Oklahoma is second in the nation in winter wheat production. Hard red winter wheat is grown in every county in the state on a total of 6 million acres. Wheat planting begins in late August and lasts through mid-October. Some acres are planted before and after those dates, but optimum time is usually mid-September. About 60 percent of all Oklahoma wheat is pastured beginning in early November extending through early to mid-March. Rapid growth starts in April, with heads shooting out in early May and turning a golden yellow in late May. Harvest begins first in southwest Oklahoma in late May or early June and ends in late June or early July in the northwest. Harvest dates are variable depending on weather conditions. Flour mills are located in Shawnee, Okeene, Blackwell, and Enid.
Cotton is grown primarily in southwestern Oklahoma, although there is significant acreage in north central Oklahoma. Oklahoma also has 20 active gins.
Corn is grown across much of Oklahoma, but is primarily in the northwest and eastern parts of the state. Planting begins in late March through early June. Corn grows rapidly, usually shooting out a tassel and ear of corn by July 4th, depending upon location.
Grape-growing is one of Oklahoma’s fastest growing agricultural commodities. Vineyards can be found in every region of the state. Additionally, Oklahoma has 18 wineries.
Hay consists of alfalfa, wild and prairie hay, sorghum/sudan crosses, sudan, bermuda, lespedeza, soybean hay, peanut hay, and small grain hay. Hay is grown in every county of the state. The first cutting of hay is in late April, and the last cutting is in October.
Peanuts are produced mostly in the southwestern part of the state. Oklahoma is the second largest producer of Spanish peanuts in the nation. Peanut, planted in mid to late April, mature underground, so that only the vines are visible.
Pecan orchards are popular throughout central and eastern Oklahoma, with the heaviest concentration in the Tulsa and Ada areas. The large trees form a green nut in the summer. Harvest begins around Thanksgiving.
Soybeans are planted in the spring through early July, depending on location. The crop will grow to a height of two to four feet depending on variety. Soybean plants bloom with a white or blue flower in mid-summer, form fuzzy green pods in August, mature in September, and are harvested in October.

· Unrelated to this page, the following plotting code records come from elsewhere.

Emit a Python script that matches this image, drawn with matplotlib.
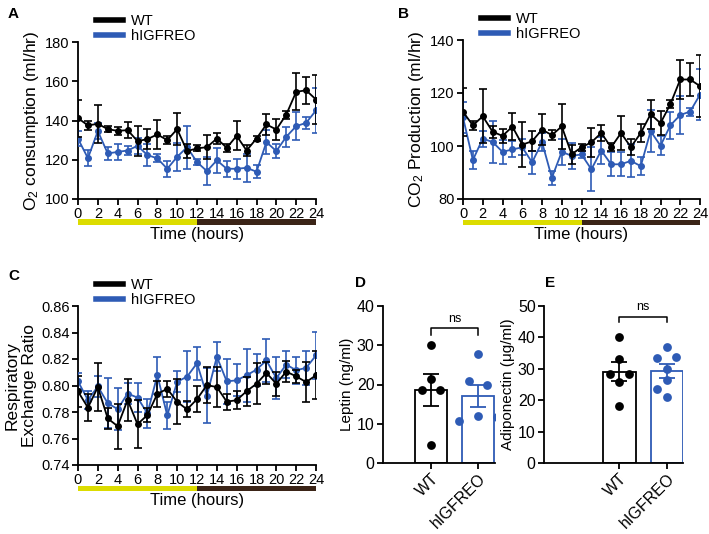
import numpy as np
import matplotlib
matplotlib.use('Agg')
import matplotlib.pyplot as plt
from matplotlib.patches import Rectangle
from matplotlib.lines import Line2D
import matplotlib.transforms as mtransforms

plt.rcParams['font.family'] = ['Liberation Sans', 'DejaVu Sans']
plt.rcParams['mathtext.fontset'] = 'custom'
plt.rcParams['mathtext.rm'] = 'Liberation Sans'
plt.rcParams['mathtext.it'] = 'Liberation Sans:italic'

BLUE = '#2E5BB5'
YELLOW = '#DCDC00'
BROWN = '#3B2417'

hours = list(range(25))

# panel A - O2 consumption (ml/hr)
o2_wt = [141.2, 137.5, 138.3, 135.6, 134.7, 135.1, 129.5, 130.5, 132.9, 130.0, 135.6, 124.4, 125.8,
         126.4, 130.8, 126.1, 132.2, 124.7, 130.8, 138.0, 135.4, 143.0, 154.6, 155.4, 150.7]
o2_wt_err = [9.5, 2.5, 9.7, 1.5, 2.0, 4.0, 7.6, 5.0, 7.5, 2.0, 8.0, 3.5, 1.5,
             6.0, 2.8, 2.0, 7.3, 3.0, 1.5, 5.4, 5.4, 2.0, 9.5, 6.8, 12.4]
o2_ko = [130.7, 120.8, 134.6, 123.2, 124.0, 124.7, 127.1, 122.4, 120.7, 115.4, 121.5, 126.4, 118.8,
         114.2, 119.7, 115.4, 115.4, 115.9, 113.9, 129.0, 124.4, 131.7, 137.1, 138.8, 145.1]
o2_ko_err = [3.7, 4.0, 4.0, 3.4, 4.2, 2.5, 4.0, 5.5, 2.0, 4.0, 7.0, 11.0, 1.5,
             7.3, 6.4, 4.2, 5.0, 7.0, 3.4, 6.0, 3.5, 5.0, 7.0, 3.0, 11.7]

# panel B - CO2 production (ml/hr)
co2_wt = [112.9, 107.8, 111.2, 105.4, 103.8, 107.3, 100.5, 101.8, 106.2, 104.1, 107.4, 96.9, 99.5,
          101.4, 104.9, 99.5, 104.9, 99.6, 104.9, 112.0, 108.6, 115.8, 125.1, 125.1, 122.6]
co2_wt_err = [9.0, 1.7, 10.2, 2.3, 2.5, 5.0, 8.5, 3.8, 5.9, 2.0, 8.5, 3.6, 1.3,
              5.5, 3.0, 1.5, 6.5, 3.0, 3.5, 5.4, 4.5, 1.5, 7.2, 6.4, 11.7]
co2_ko = [110.8, 94.7, 102.8, 101.5, 97.8, 98.7, 99.5, 93.8, 101.5, 88.0, 97.8, 96.3, 96.8,
          91.2, 98.3, 93.1, 93.1, 94.4, 92.4, 105.6, 100.1, 107.8, 111.7, 113.0, 119.4]
co2_ko_err = [5.9, 3.5, 3.0, 8.0, 4.5, 3.0, 3.0, 4.5, 3.5, 2.7, 5.0, 5.0, 1.5,
              8.3, 5.0, 4.6, 4.5, 6.2, 3.5, 8.0, 3.5, 5.0, 7.0, 1.5, 9.5]

# panel C - respiratory exchange ratio
rer_wt = [0.7955, 0.7833, 0.7988, 0.7751, 0.7693, 0.7891, 0.7708, 0.7777, 0.7937, 0.7975, 0.7876, 0.7820, 0.7897,
          0.8003, 0.7988, 0.7878, 0.7889, 0.7957, 0.8013, 0.8095, 0.8013, 0.8105, 0.8069, 0.8026, 0.8077]
rer_wt_err = [0.012, 0.010, 0.018, 0.008, 0.017, 0.016, 0.018, 0.005, 0.010, 0.006, 0.017, 0.006, 0.010,
              0.0137, 0.015, 0.006, 0.007, 0.011, 0.0155, 0.008, 0.009, 0.008, 0.005, 0.015, 0.018]
rer_ko = [0.8031, 0.7891, 0.7993, 0.7866, 0.7822, 0.7939, 0.7909, 0.7789, 0.8077, 0.7774, 0.8028, 0.8067, 0.8168,
          0.7924, 0.8217, 0.8031, 0.8039, 0.8077, 0.8120, 0.8189, 0.8056, 0.8158, 0.8115, 0.8133, 0.8227]
rer_ko_err = [0.006, 0.007, 0.008, 0.019, 0.016, 0.008, 0.011, 0.011, 0.014, 0.010, 0.008, 0.019, 0.0125,
              0.021, 0.011, 0.017, 0.012, 0.020, 0.012, 0.016, 0.016, 0.010, 0.010, 0.0127, 0.018]

# panels D / E - individual animals
groups = ['WT', 'hIGFREO']
leptin_wt = [30.1, 21.5, 18.5, 18.5, 4.7]
leptin_ko = [27.8, 21.0, 19.8, 11.9, 11.8, 10.6]
adipo_wt = [40.2, 33.0, 28.5, 28.5, 25.7, 18.3]
adipo_ko = [36.9, 33.3, 33.8, 30.0, 26.5, 23.5, 21.0]
# horizontal spread of the dots (swarm layout)
leptin_wt_dx = [0.0, 0.0, -0.2, 0.2, 0.0]
leptin_ko_dx = [0.0, -0.2, 0.2, 0.0, 0.4, -0.4]
adipo_wt_dx = [0.0, 0.0, -0.2, 0.2, 0.0, 0.0]
adipo_ko_dx = [0.0, -0.2, 0.2, 0.0, 0.0, -0.2, 0.0]

fig = plt.figure(figsize=(7.09, 5.34), dpi=100)
W, H = 709.0, 534.0


def px_axes(x0, y0, x1, y1):
    # axes from pixel box (top-left origin)
    return fig.add_axes([x0 / W, 1 - y1 / H, (x1 - x0) / W, (y1 - y0) / H])


def style(ax, size=10):
    for s in ['top', 'right']:
        ax.spines[s].set_visible(False)
    for s in ['left', 'bottom']:
        ax.spines[s].set_linewidth(1.3)
    ax.tick_params(width=1.3, length=4, labelsize=size, pad=2)


def time_panel(ax, wt, wt_err, ko, ko_err, ylim, yticks, ylabel):
    ax.errorbar(hours, ko, yerr=ko_err, color=BLUE, marker='o', ms=4, lw=1.3,
                elinewidth=1.2, capsize=3, capthick=1.2, zorder=3)
    ax.errorbar(hours, wt, yerr=wt_err, color='black', marker='o', ms=4, lw=1.3,
                elinewidth=1.2, capsize=3, capthick=1.2, zorder=4)
    ax.set_xlim(0, 24)
    ax.set_ylim(*ylim)
    ax.set_xticks(range(0, 25, 2))
    ax.set_yticks(yticks)
    style(ax, 10.5)
    ax.set_ylabel(ylabel, fontsize=12.5, labelpad=3)
    ax.set_xlabel('Time (hours)', fontsize=12, labelpad=4)
    trans = mtransforms.blended_transform_factory(ax.transData, ax.transAxes)
    ax.add_patch(Rectangle((0, -0.165), 12, 0.035, transform=trans, color=YELLOW,
                           clip_on=False, lw=0))
    ax.add_patch(Rectangle((12, -0.165), 12, 0.035, transform=trans, color=BROWN,
                           clip_on=False, lw=0))
    handles = [Line2D([], [], color='black', lw=4), Line2D([], [], color=BLUE, lw=4)]
    ax.legend(handles, ['WT', 'hIGFREO'], loc='lower left', bbox_to_anchor=(0.05, 0.955),
              frameon=False, fontsize=10.5, handlelength=1.9, labelspacing=0.1,
              handletextpad=0.5, borderaxespad=0)


axA = px_axes(78, 42, 316, 199)
time_panel(axA, o2_wt, o2_wt_err, o2_ko, o2_ko_err, (100, 180), [100, 120, 140, 160, 180],
           r'O$_2$ consumption (ml/hr)')

axB = px_axes(463, 40, 700, 199)
time_panel(axB, co2_wt, co2_wt_err, co2_ko, co2_ko_err, (80, 140), [80, 100, 120, 140],
           r'CO$_2$ Production (ml/hr)')

axC = px_axes(78, 306, 316, 465)
time_panel(axC, rer_wt, rer_wt_err, rer_ko, rer_ko_err, (0.74, 0.86),
           [0.74, 0.76, 0.78, 0.80, 0.82, 0.84, 0.86], 'Respiratory\nExchange Ratio')
axC.set_yticklabels(['%.2f' % v for v in axC.get_yticks()])


def bar_panel(ax, wt, ko, wt_dx, ko_dx, ylim, yticks, ylabel, ns_y, drop):
    xs = np.arange(len(groups))
    for i, (vals, dx, col) in enumerate([(wt, wt_dx, 'black'), (ko, ko_dx, BLUE)]):
        v = np.array(vals)
        m = v.mean()
        sem = v.std(ddof=1) / np.sqrt(len(v))
        ax.bar(xs[i], m, width=0.68, facecolor='white', edgecolor=col, lw=1.3, zorder=1)
        ax.errorbar(xs[i], m, yerr=sem, color=col, capsize=6, elinewidth=1.3,
                    capthick=1.3, zorder=2)
        ax.scatter(xs[i] + np.array(dx), v, s=40, color=col, zorder=3, lw=0)
    ax.plot([0, 0, 1, 1], [ns_y - drop, ns_y, ns_y, ns_y - drop], color='black', lw=1.1)
    ax.text(0.5, ns_y + drop * 0.6, 'ns', ha='center', va='bottom', fontsize=9)
    ax.set_ylim(*ylim)
    ax.set_yticks(yticks)
    ax.set_xticks(xs)
    ax.set_xticklabels(groups, rotation=45, ha='right', rotation_mode='anchor')
    style(ax, 11.5)
    ax.set_ylabel(ylabel, fontsize=11, labelpad=2)


axD = px_axes(383, 306, 495, 463)
bar_panel(axD, leptin_wt, leptin_ko, leptin_wt_dx, leptin_ko_dx, (0, 40), [0, 10, 20, 30, 40],
          'Leptin (ng/ml)', 34.3, 1.6)
axD.set_xlim(-1.02, 1.36)

axE = px_axes(544, 306, 683, 463)
bar_panel(axE, adipo_wt, adipo_ko, adipo_wt_dx, adipo_ko_dx, (0, 50), [0, 10, 20, 30, 40, 50],
          u'Adiponectin (\u03bcg/ml)', 46.6, 1.8)
axE.set_xlim(-1.59, 1.34)

for lab, x, y in [('A', 8, 14), ('B', 398, 14), ('C', 8, 276), ('D', 355, 283), ('E', 545, 283)]:
    fig.text(x / W, 1 - y / H, lab, fontsize=11, fontweight='bold', va='center', ha='left')

fig.savefig('out.png', dpi=100)
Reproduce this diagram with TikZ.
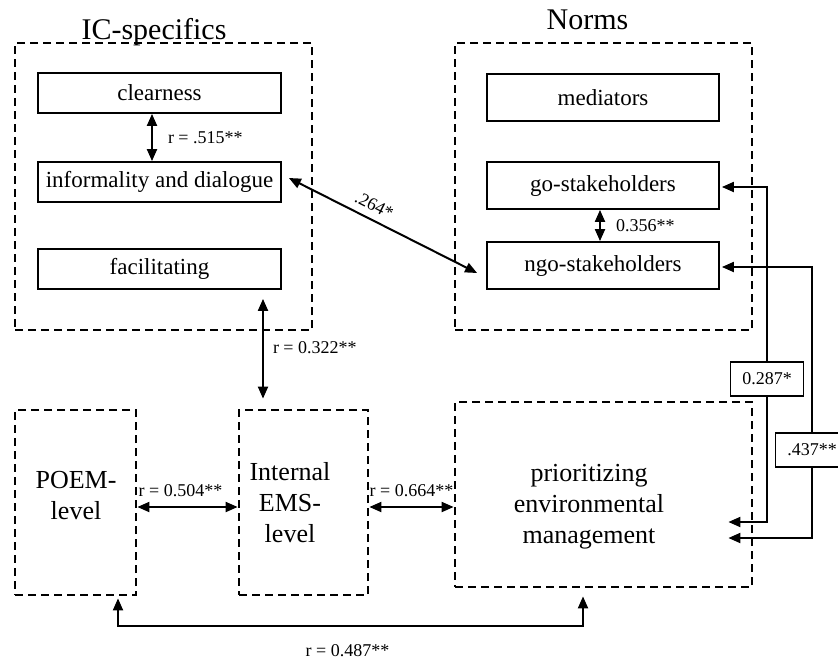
\documentclass[tikz,border=0pt]{standalone}
\usepackage{fontspec}
\setmainfont{Liberation Serif}
\usetikzlibrary{arrows.meta}
\tikzset{
  box/.style={draw, line width=1.8pt, inner sep=0pt, minimum width=243, font=\fontsize{23}{28}\selectfont},
  grp/.style={draw, line width=2.8pt, dash pattern=on 8pt off 5pt, inner sep=0pt},
  lbl/.style={font=\fontsize{18}{22}\selectfont, inner sep=2pt},
  lblbox/.style={draw, fill=white, line width=1.8pt, minimum width=73, minimum height=34, inner sep=0pt, font=\fontsize{18}{22}\selectfont},
  big/.style={align=center, font=\fontsize{26}{31}\selectfont},
  ttl/.style={anchor=base, font=\fontsize{30}{36}\selectfont},
  link/.style={line width=2pt}
}
\begin{document}
\begin{tikzpicture}[x=1pt, y=-1pt, >={Triangle[length=12pt, width=10pt]}]
                \useasboundingbox (0,0) rectangle (838,659);
                \node [grp, minimum width=297, minimum height=287] (ic) at (163.5,186.5) {};
                \node [grp, minimum width=297, minimum height=287] (norms) at (603.5,186.5) {};
                \node [ttl] (ictitle) at (154,39) {IC-specifics};
                \node [ttl] (normstitle) at (587.5,29) {Norms};
                \node [box, minimum height=40] (clear) at (159.5,93) {clearness};
                \node [box, minimum height=40] (inform) at (159.5,182) {informality and dialogue};
                \node [box, minimum height=40] (facil) at (159.5,269) {facilitating};
                \node [box, minimum width=232, minimum height=47] (medi) at (603,97.5) {mediators};
                \node [box, minimum width=232, minimum height=47] (gost) at (603,185.5) {go-stakeholders};
                \node [box, minimum width=232, minimum height=47] (ngost) at (603,265.5) {ngo-stakeholders};
                \node [grp, minimum width=121, minimum height=185] (poem) at (75.5,502.5) {};
                \node [grp, minimum width=129, minimum height=185] (ems) at (303.5,502.5) {};
                \node [grp, minimum width=297, minimum height=185] (prio) at (603.5,494.5) {};
                \node [big] (poemtxt) at (76,496) {POEM-\\level};
                \node [big] (emstxt) at (290,503) {Internal\\EMS-\\level};
                \node [big] (priotxt) at (589,507) {prioritizing\\environmental\\management};
                \node [lblbox] (r287) at (767,379) {0.287*};
                \node [lblbox] (r437) at (812,450) {.437**};
                \draw [link, <->] ([xshift=-7.5pt]clear.south) -- node [lbl, right=13pt] {r = .515**} ([xshift=-7.5pt]inform.north);
                \draw [link, <->] ([xshift=7pt, yshift=4pt]inform.east) -- node [lbl, sloped, above=5pt, pos=0.42] {.264*} ([xshift=-9pt, yshift=-7.5pt]ngost.west);
                \draw [link, <->] ([xshift=-3pt]gost.south) -- node [lbl, right=13pt] {0.356**} ([xshift=-3pt]ngost.north);
                \draw [link, <->] ([xshift=103.5pt, yshift=-9pt]facil.south) -- node [lbl, right=7pt, pos=0.49] {r = 0.322**} ([xshift=-40.5pt, yshift=10pt]ems.north);
                \draw [link, <->] ([yshift=-4.5pt]poem.east) -- node [lbl, above=7pt, xshift=-7pt] {r = 0.504**} ([yshift=-4.5pt]ems.west);
                \draw [link, <->] ([yshift=-4.5pt]ems.east) -- node [lbl, above=7pt] {r = 0.664**} ([yshift=-4.5pt]ems.east -| prio.west);
                \draw [link, <->] ([xshift=42.5pt, yshift=-2pt]poem.south) -- ++(0,28) -| node [lbl, below=15pt, pos=0.25, xshift=-3pt] {r = 0.487**} ([xshift=-20.5pt, yshift=-8pt]prio.south);
                \draw [link, ->] (r287.north) |- ([xshift=2pt, yshift=-1.5pt]gost.east);
                \draw [link, ->] (r287.south) |- ([xshift=-25pt, yshift=-27.5pt]prio.east);
                \draw [link, ->] (r437.north) |- ([xshift=2pt, yshift=-1.5pt]ngost.east);
                \draw [link, ->] (r437.south) |- ([xshift=-25pt, yshift=-43.5pt]prio.east);
            \end{tikzpicture}
\end{document}
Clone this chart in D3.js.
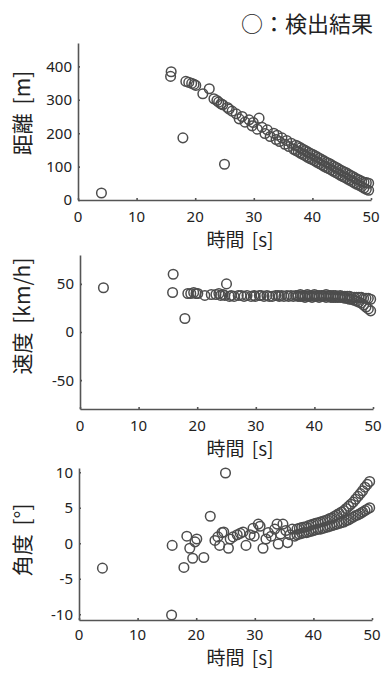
<!DOCTYPE html>
<html><head><meta charset="utf-8">
<script src="https://cdn.jsdelivr.net/npm/d3@7"></script>
<style>
html,body{margin:0;padding:0;background:#fff;}
svg{display:block;font-family:"Noto Sans CJK JP","Noto Sans",sans-serif;}
</style></head>
<body>
<svg id="chart" width="384" height="673"></svg>
<script>
// ---- data (detections: time, distance, speed, angle) ----
const time = [4.0, 15.9, 15.8, 17.9, 25.0, 18.4, 18.9, 19.4, 19.8, 20.1, 21.3, 22.4, 23.2, 23.7, 24.0, 24.4, 24.7, 25.5, 25.8,
  26.3, 27.0, 27.5, 28.0, 28.5, 29.2, 29.7, 29.9, 30.6, 30.9, 31.4, 31.9, 32.3, 32.8, 33.4, 33.8, 34.0, 34.4, 34.8, 35.3, 35.6, 36.0, 36.4, 36.8,
  37.2, 37.2, 37.6, 37.6, 38.0, 38.0, 38.4, 38.4, 38.8, 38.8, 39.2, 39.2, 39.6, 39.6, 40.0, 40.0, 40.4, 40.4, 40.8, 40.8,
  41.2, 41.2, 41.6, 41.6, 42.0, 42.0, 42.4, 42.4, 42.8, 42.8, 43.2, 43.2, 43.6, 43.6, 44.0, 44.0, 44.4, 44.4, 44.8, 44.8,
  45.2, 45.2, 45.6, 45.6, 46.0, 46.0, 46.4, 46.4, 46.8, 46.8, 47.2, 47.2, 47.6, 47.6, 48.0, 48.0, 48.4, 48.4, 48.8, 48.8,
  49.2, 49.2, 49.6, 49.6];
const distance = [21, 384, 370, 186, 107, 355, 352, 349, 346, 343, 318, 333, 303, 298, 293, 288, 285, 277, 272,
  266, 258, 243, 250, 233, 240, 222, 232, 212, 245, 218, 199, 210, 190, 200, 181, 194, 175, 186, 167, 178, 160, 170, 152,
  164, 148, 160, 144, 156, 140, 152, 136, 148, 132, 144, 128, 140, 124, 137, 121, 133, 117, 129, 113,
  125, 109, 121, 105, 117, 101, 113, 97, 110, 94, 106, 90, 102, 86, 98, 82, 94, 78, 90, 74,
  86, 70, 83, 67, 79, 63, 75, 59, 71, 55, 67, 51, 63, 47, 60, 44, 56, 40, 53, 36,
  52, 32, 50, 29];
const speed = [46, 60, 41, 14, 50, 40, 40, 41, 40, 40, 38, 39, 39, 40, 38, 39, 38, 37, 38,
  37, 38, 38, 37, 38, 37, 38, 37, 38, 38, 37, 38, 37, 37, 38, 38, 37, 38, 37, 38, 37, 38, 37, 38,
  38, 37, 39, 37, 38, 37, 38, 36, 39, 37, 38, 37, 38, 36, 39, 37, 38, 37, 38, 36,
  38, 37, 38, 37, 39, 36, 38, 37, 38, 36, 38, 36, 38, 36, 37, 36, 38, 36, 37, 36,
  37, 35, 37, 35, 37, 34, 36, 34, 36, 33, 36, 32, 36, 31, 36, 30, 35, 28, 35, 26,
  35, 24, 34, 22];
const angle = [-3.5, -0.3, -10.1, -3.4, 9.9, 1.0, -0.7, -2.1, 0.2, 0.6, -2.0, 3.8, 0.4, 0.9, -0.3, 1.5, 1.6, -0.7, 0.6,
  0.9, 1.2, 1.4, 1.6, -0.3, 1.2, 2.1, 1.0, 2.7, 2.4, -0.7, 0.6, 1.5, 1.0, 2.0, 2.7, -0.1, 1.3, 2.7, 1.8, 0.1, 1.2, 2.0, 1.0,
  2.0, 1.2, 2.1, 1.3, 2.2, 1.4, 2.3, 1.5, 2.3, 1.5, 2.5, 1.6, 2.6, 1.7, 2.7, 1.8, 2.8, 1.9, 2.9, 2.0,
  3.0, 2.0, 3.1, 2.1, 3.2, 2.2, 3.3, 2.3, 3.5, 2.4, 3.6, 2.5, 3.8, 2.6, 4.0, 2.7, 4.2, 2.8, 4.4, 2.9,
  4.6, 3.0, 4.9, 3.2, 5.2, 3.3, 5.5, 3.5, 5.8, 3.7, 6.2, 3.9, 6.6, 4.0, 7.0, 4.2, 7.4, 4.4, 7.9, 4.6,
  8.3, 4.8, 8.7, 5.0];

const xTicks = [0, 10, 20, 30, 40, 50];
const distTicks = [0, 100, 200, 300, 400];
const speedTicks = [-50, 0, 50];
const angleTicks = [-10, -5, 0, 5, 10];

const legendText = "○：検出結果";
const xLabel = "時間 [s]";
const yLabels = ["距離 [m]", "速度 [km/h]", "角度 [°]"];

// ---- layout ----
const svg = d3.select("#chart");
const axisColor = "#555";
const markColor = "#4d4d4d";

svg.append("text")
  .attr("x", 373).attr("y", 32)
  .attr("text-anchor", "end")
  .attr("font-size", 22)
  .attr("fill", "#222")
  .text(legendText);

const panels = [
  {vals: distance, domain: [0, 470], ticks: distTicks, x0: 78, x1: 371, yTop: 43, yBot: 200, label: yLabels[0], labelY: 113, tickY: 222, xLabY: 247},
  {vals: speed, domain: [-80, 80], ticks: speedTicks, x0: 80, x1: 373, yTop: 255, yBot: 409, label: yLabels[1], labelY: 316, tickY: 431, xLabY: 456},
  {vals: angle, domain: [-10.8, 10.6], ticks: angleTicks, x0: 79, x1: 372, yTop: 468, yBot: 620, label: yLabels[2], labelY: 540, tickY: 640, xLabY: 665}
];

panels.forEach(p => {
  const x = d3.scaleLinear().domain([0, 50]).range([p.x0, p.x1]);
  const y = d3.scaleLinear().domain(p.domain).range([p.yBot, p.yTop]);
  const g = svg.append("g");

  // points
  g.append("g").selectAll("circle")
    .data(time.map((t, i) => [t, p.vals[i]]))
    .join("circle")
    .attr("cx", d => x(d[0]))
    .attr("cy", d => y(d[1]))
    .attr("r", 4.8)
    .attr("fill", "none")
    .attr("stroke", markColor)
    .attr("stroke-width", 1.5);

  // x axis
  const xa = g.append("g").attr("transform", `translate(0,${p.yBot})`)
    .call(d3.axisBottom(x).tickValues(xTicks).tickSize(-2).tickSizeOuter(0).tickPadding(6));
  xa.select(".domain").attr("stroke", axisColor).attr("stroke-width", 1.6);
  xa.selectAll(".tick line").attr("stroke", axisColor).attr("stroke-width", 1.6);
  xa.selectAll(".tick text").remove();
  g.append("g").selectAll("text").data(xTicks).join("text")
    .attr("x", d => x(d)).attr("y", p.tickY)
    .attr("text-anchor", "middle")
    .attr("font-size", 15).attr("fill", "#222")
    .attr("font-family", "'Noto Sans', sans-serif")
    .text(d => d);

  // y axis
  const ya = g.append("g").attr("transform", `translate(${p.x0},0)`)
    .call(d3.axisLeft(y).tickValues(p.ticks).tickSize(-2).tickSizeOuter(0));
  ya.select(".domain").attr("stroke", axisColor).attr("stroke-width", 1.6);
  ya.selectAll(".tick line").attr("stroke", axisColor).attr("stroke-width", 1.6);
  ya.selectAll(".tick text").remove();
  g.append("g").selectAll("text").data(p.ticks).join("text")
    .attr("x", p.x0 - 6).attr("y", d => y(d))
    .attr("dy", "0.36em")
    .attr("text-anchor", "end")
    .attr("font-size", 15).attr("fill", "#222")
    .attr("font-family", "'Noto Sans', sans-serif")
    .text(d => d);

  // labels
  g.append("text")
    .attr("transform", `translate(30,${p.labelY}) rotate(-90)`)
    .attr("text-anchor", "middle")
    .attr("font-size", 21).attr("fill", "#222")
    .attr("word-spacing", 4)
    .text(p.label);
  g.append("text")
    .attr("x", 240).attr("y", p.xLabY)
    .attr("text-anchor", "middle")
    .attr("font-size", 19).attr("fill", "#222")
    .attr("word-spacing", 3)
    .text(xLabel);
});
</script>
</body></html>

Grain Sorghum is planted from late April to early June depending on location and grows about four feet tall with a bushy, bright red head of grain. Some varieties are yellow or cream-colored. Harvest normally occurs in November but could start as early as September.
Sunflowers are planted in May and harvested in October. The type grown in Oklahoma are used for birdseed and processed for oil. The crop shoots out a beautiful large head in late summer that actually turns toward the sun during the day. It matures in early fall before being harvested in October.
Peaches are primarily found in Wagoner county, near Porter, and in Garvin and Pontotoc counties near Stratford.
Other crops found in Oklahoma include strawberries, okra, blackberries, black-eyed peas, asparagus, kiwi, pumpkin and cannas.